For those already retired or about to take that long-awaited leap out of the world of work, the statement also contained several measures relating to pensions. Please ensure that you stay up to date with the current changes to the state pension – increasing by 3.1% from April 2022, annual allowances, and other factors that could directly impact the level of income you can enjoy in retirement. The chancellor also announced that the Lifetime Allowance will be frozen at the current limit of £1,073,000 until 2026.
It is worth noting the rise in pension withdrawals, up 20%, as the cost of living has started to affect people’s finances.
For guidance in bringing this picture a little more into focus, please call Finsbury Associates.
What did you learn from the Chancellor this Spring budget?
The government has offered a helping hand to people with the cost of living we are currently experiencing. This is not going to completely offset the soaring bills some are struggling with and in the United Kingdom it is likely that many will see a fall in living standards – at a faster rate since the mid-1950s.

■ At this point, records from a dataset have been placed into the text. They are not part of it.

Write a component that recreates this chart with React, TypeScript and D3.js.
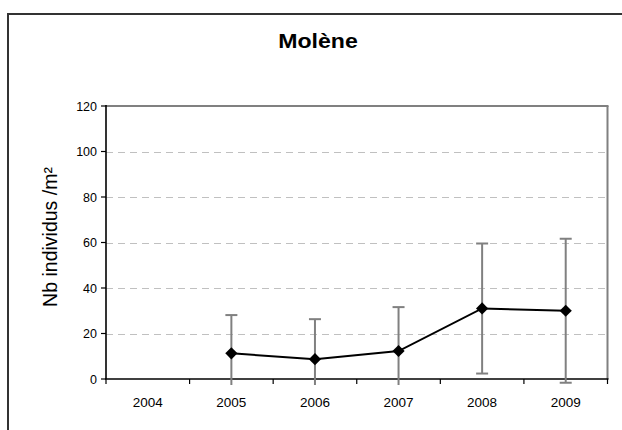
import React from "react";
import * as d3 from "d3";

const years = ["2004", "2005", "2006", "2007", "2008", "2009"];
const means: (number | null)[] = [null, 11.3, 8.7, 12.3, 31.0, 30.0];
const errors: (number | null)[] = [null, 16.8, 17.6, 19.3, 28.6, 31.6];
const yTicks = [0, 20, 40, 60, 80, 100, 120];

const W = 622, H = 430;
const m = { left: 106, right: 607.5, top: 106, bottom: 379 };

export default function App() {
  const x = d3.scaleBand<string>().domain(years).range([m.left, m.right]).padding(0);
  const y = d3.scaleLinear().domain([0, 120]).range([m.bottom, m.top]);
  const cx = (yr: string) => (x(yr) as number) + x.bandwidth() / 2;
  const pts = years
    .map((yr, i) => ({ yr, v: means[i], e: errors[i] }))
    .filter((d) => d.v !== null) as { yr: string; v: number; e: number }[];
  const line = d3.line<{ yr: string; v: number }>().x((d) => cx(d.yr)).y((d) => y(d.v));
  const font = "'Liberation Sans', Arial, sans-serif";
  const diamond = d3.symbol().type(d3.symbolDiamond2).size(95)();
  return (
    <svg width={W} height={H} style={{ position: "absolute", left: 0, top: 0, background: "#fff" }} fontFamily={font}>
      <defs>
        <clipPath id="clipErr">
          <rect x={m.left} y={m.top - 20} width={m.right - m.left} height={m.bottom - m.top + 26} />
        </clipPath>
      </defs>
      <rect x={8} y={14} width={W} height={H} fill="none" stroke="#333" strokeWidth={2} />
      <text transform="translate(318,48) scale(1.1,1)" textAnchor="middle" fontSize={21} fontWeight="bold">Molène</text>
      {/* gridlines */}
      {yTicks.filter((t) => t > 0 && t < 120).map((t) => (
        <line key={t} x1={m.left} x2={m.right} y1={Math.round(y(t)) + 0.5} y2={Math.round(y(t)) + 0.5}
          stroke="#c0c0c0" strokeDasharray="7,5" strokeWidth={1} />
      ))}
      {/* plot border top/right */}
      <line x1={m.left} x2={m.right + 1} y1={m.top} y2={m.top} stroke="#808080" strokeWidth={2} />
      <line x1={m.right} x2={m.right} y1={m.top} y2={m.bottom} stroke="#808080" strokeWidth={2} />
      {/* y axis */}
      <line x1={m.left} x2={m.left} y1={m.top - 1} y2={m.bottom} stroke="#000" strokeWidth={1.6} />
      {yTicks.map((t) => (
        <g key={t}>
          <line x1={m.left - 5} x2={m.left} y1={y(t)} y2={y(t)} stroke="#000" strokeWidth={1.2} />
          <text x={m.left - 9} y={y(t) + 4.5} textAnchor="end" fontSize={12.5}>{t}</text>
        </g>
      ))}
      {/* x axis */}
      <line x1={m.left - 1} x2={m.right + 1} y1={m.bottom} y2={m.bottom} stroke="#000" strokeWidth={1.6} />
      {years.map((yr, i) => (
        <g key={yr}>
          {i === 0 && (
            <line x1={m.left} x2={m.left} y1={m.bottom} y2={m.bottom + 5} stroke="#000" strokeWidth={1.2} />
          )}
          <line x1={(x(yr) as number) + x.bandwidth()} x2={(x(yr) as number) + x.bandwidth()}
            y1={m.bottom} y2={m.bottom + 5} stroke="#000" strokeWidth={1.2} />
          <text x={cx(yr)} y={m.bottom + 28} textAnchor="middle" fontSize={13.5}>{yr}</text>
        </g>
      ))}
      {/* y label */}
      <text transform={`translate(57,237) rotate(-90)`} textAnchor="middle" fontSize={19.5}>Nb individus /m²</text>
      {/* error bars */}
      <g clipPath="url(#clipErr)" stroke="#808080" strokeWidth={2}>
        {pts.map((d) => (
          <g key={d.yr}>
            <line x1={cx(d.yr)} x2={cx(d.yr)} y1={y(d.v + d.e)} y2={y(d.v - d.e)} />
            <line x1={cx(d.yr) - 6} x2={cx(d.yr) + 6} y1={y(d.v + d.e)} y2={y(d.v + d.e)} />
            <line x1={cx(d.yr) - 6} x2={cx(d.yr) + 6} y1={y(d.v - d.e)} y2={y(d.v - d.e)} />
          </g>
        ))}
      </g>
      <path d={line(pts) || ""} fill="none" stroke="#000" strokeWidth={2} />
      {pts.map((d) => (
        <path key={d.yr} d={diamond || ""} transform={`translate(${cx(d.yr)},${y(d.v)})`} fill="#000" />
      ))}
    </svg>
  );
}
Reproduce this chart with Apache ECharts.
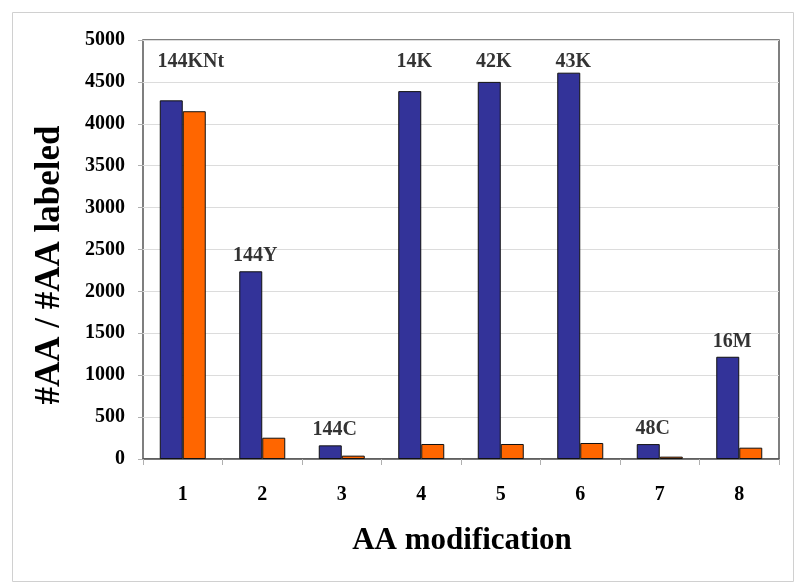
<!DOCTYPE html>
<html>
<head>
<meta charset="utf-8">
<script src="https://cdn.jsdelivr.net/npm/echarts@6/dist/echarts.min.js"></script>
<style>
html,body{margin:0;padding:0;background:#fff;}
#chart{width:800px;height:587px;}
</style>
</head>
<body>
<div id="chart"></div>
<script>
var categories = ['1','2','3','4','5','6','7','8'];
var blueValues = [4280, 2240, 163, 4390, 4500, 4610, 178, 1220];
var orangeValues = [4150, 254, 40, 179, 179, 191, 28, 135];
var barLabels = ['144KNt','144Y','144C','14K','42K','43K','48C','16M'];
var yTicks = {min: 0, max: 5000, interval: 500};
var xTitle = 'AA modification';
var yTitle = '#AA / #AA labeled';

var FONT = '"Liberation Serif", "Times New Roman", serif';
var chart = echarts.init(document.getElementById('chart'), null, {renderer: 'canvas'});

var labelData = blueValues.map(function (v, i) {
  var item = {value: [categories[i], v > 4000 ? 4740 : v + 180]};
  if (i === 0) {
    item.label = {offset: [8, 0]};
  }
  return item;
});

chart.setOption({
  animation: false,
  backgroundColor: '#fff',
  graphic: [
    {type: 'rect', left: 10, top: 10, shape: {width: 781, height: 569},
     style: {fill: 'none', stroke: '#d0d0d0', lineWidth: 1}, z: -10},
    {type: 'text', x: 462, y: 541,
     style: {text: xTitle, font: 'bold 31px ' + FONT, fill: '#000',
             textAlign: 'center', textVerticalAlign: 'middle'}},
    {type: 'text', x: 50, y: 265, rotation: Math.PI / 2,
     style: {text: yTitle, font: 'bold 35px ' + FONT, fill: '#000',
             textAlign: 'center', textVerticalAlign: 'middle'}}
  ],
  grid: {left: 143, right: 21, top: 40, bottom: 128, show: true,
         borderColor: '#555', borderWidth: 1.5, backgroundColor: '#fff'},
  xAxis: {
    type: 'category', data: categories,
    axisLine: {show: true, lineStyle: {color: '#555', width: 1.5}},
    axisTick: {show: true, length: 6, lineStyle: {color: '#b0b0b0'}},
    axisLabel: {fontFamily: FONT, fontWeight: 'bold', fontSize: 20, color: '#000', margin: 26},
    splitLine: {show: false}
  },
  yAxis: {
    type: 'value', min: yTicks.min, max: yTicks.max, interval: yTicks.interval,
    axisLine: {show: false},
    axisTick: {show: true, length: 5, lineStyle: {color: '#b0b0b0'}},
    axisLabel: {fontFamily: FONT, fontWeight: 'bold', fontSize: 20, color: '#000', margin: 18,
                formatter: function (v) { return String(v); }},
    splitLine: {show: true, lineStyle: {color: '#dcdcdc', width: 1}}
  },
  series: [
    {type: 'bar', data: blueValues, barWidth: 23, barGap: '0%',
     itemStyle: {color: '#333399', borderColor: '#111', borderWidth: 1}},
    {type: 'bar', data: orangeValues, barWidth: 23, barGap: '0%',
     itemStyle: {color: '#FF6600', borderColor: '#111', borderWidth: 1}},
    {type: 'scatter', data: labelData, symbolSize: 0, silent: true, z: 10,
     label: {show: true, position: 'inside', offset: [-7, 0],
             formatter: function (p) { return barLabels[p.dataIndex]; },
             fontFamily: FONT, fontWeight: 'bold', fontSize: 20, color: '#000'}}
  ]
});
</script>
</body>
</html>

Time to start planning or spring cleaning
It is expected, and likely, that further measures will be announced in the autumn budget. Presently the economic picture remains fluid and in consideration of the volatile international economic-political environment, there is bound to be elevated levels of change. Consequently, household purse tightening will continue to be the hot topic over the next few months, if not the next few years. In volatile or uncertain times, a qualified financial planner can offer holistic planning and guidance to navigate towards financial wellbeing and independence.